TINDAK Soroti Lemahnya Mediasi BPN, Dorong Evaluasi Nasional atas SHM Tumpang Tindih
Dalam kesempatan berbeda, Yayat Darmawi, SE, SH, MH, Koordinator Lembaga Tim Investigasi dan Analisis Korupsi (TINDAK), juga memberikan analisis yuridis terkait maraknya kasus sertifikat ganda di Kalimantan Barat.
Menurut Yayat, lambatnya respon dan lemahnya efektivitas mediasi oleh BPN terhadap sengketa pertanahan telah menciptakan residu masalah yang berkepanjangan.
"Ketidakpastian hukum atas SHM milik masyarakat membuka celah bagi munculnya mafia-mafia tanah baru yang mengatasnamakan diri sebagai penggarap dengan dalih lahan tidak bertuan," jelas Yayat.
Ia juga menyoroti situasi di mana masyarakat yang telah membeli tanah melalui proses lelang negara secara resmi tetap tidak mendapatkan jaminan kepastian hukum.

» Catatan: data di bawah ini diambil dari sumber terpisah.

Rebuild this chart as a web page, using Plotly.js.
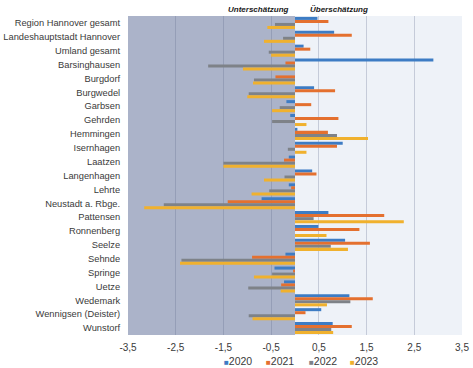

"Sudah banyak kasus di mana pemilik SHM hasil lelang negara justru tidak bisa menguasai tanah yang telah dibelinya, karena terhalang oleh persoalan klaim ganda dan tumpang tindih sertifikat," ungkapnya.
Yayat menambahkan, sebenarnya pola penyelesaian konflik melalui mekanisme ADR sesuai UU No. 30 Tahun 1999 dan PERMA No. 1 Tahun 2016 bisa dioptimalkan. Namun hal ini gagal jika ada keterlibatan langsung oknum internal BPN dalam penerbitan SHM yang bermasalah.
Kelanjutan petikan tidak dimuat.